The recent controversy about James Frey's book A Million Little Pieces has prompted tons of interesting commentary on the nature of "truth" in a memoir and the ethical obligations of authors and publishers.

But it strikes me that James Frey's problem is almost exactly the opposite of the awkward problem facing novelists. He wrote a supposedly true story that people have doubts about. Novelists write fiction, meanwhile, but people somehow still believe it is true!

I once sat through a conversation among several aspiring novelists that illustrates this. One of the women in the group had written a story in which the main character's husband played guitar. The man sitting next to her thought a technical aspect of the guitar playing was described wrong and he turned to the author's husband, who was also in the group, and asked if it were correct. We all turned to look expectantly at the husband. Remember we were all writers. We understood the concept of fiction. And yet, we turned to her husband to see how he answered this.

"I don't play the guitar," the husband said.

The writer blushed and apologized and we all cringed for realizing that we had -- for a moment -- assumed that the husband in the book was the same as the husband in real life.

It's a hard impulse to overcome. When the cover of my book first started circulating among friends, I was surprised that people asked why the woman on the cover was wearing jeans with high heels. "You never wear jeans and high heels," people said. Well, no, I don't. But I'm not Princess Isabella of Bisbania either. The woman on the book is.

For a first novelist like myself, this is a somewhat terrifying phenomenon. No one could possibly think that my story of a minor European princess is about me. That is what I tell myself. But then I reread a passage about a battle between the princess and the queen and I wonder if my own mother-in-law will think that I'm talking about her.
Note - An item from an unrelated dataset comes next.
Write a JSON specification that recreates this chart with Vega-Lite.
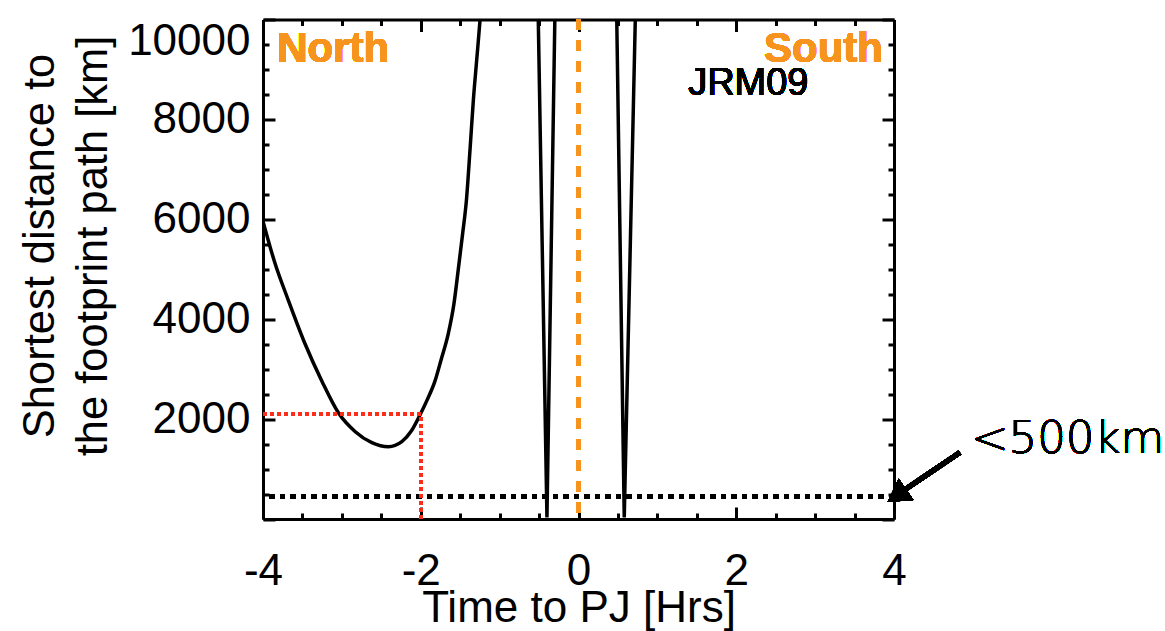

Later, as I think about the man who haunts the princess on sleepless nights, I realize I gave him dark hair. But my husband's hair is light. Will this mean that every dark-haired boyfriend from my past will assume that he haunts me on sleepless nights. (The answer to any ex-boyfriends reading this is: Sorry, but no. If I can't sleep, I'm usually haunted by things like: "Did I lock the front door? Did I give the cat her insulin shot? Is it just me or is Simon Cowell even ruder this year?"

The truth is, of course, that there are aspects of the Princess that I share. (Fine, fly-away hair that is hard to control.) But there is a little piece of me in every single character in my book -- both the men and the women, the young and the old, the good and the bad. But my mother-in-law is very nice. And I don't think about ex-boyfriends late at night. And I will never, ever wear high heels with blue jeans. And that's the truth.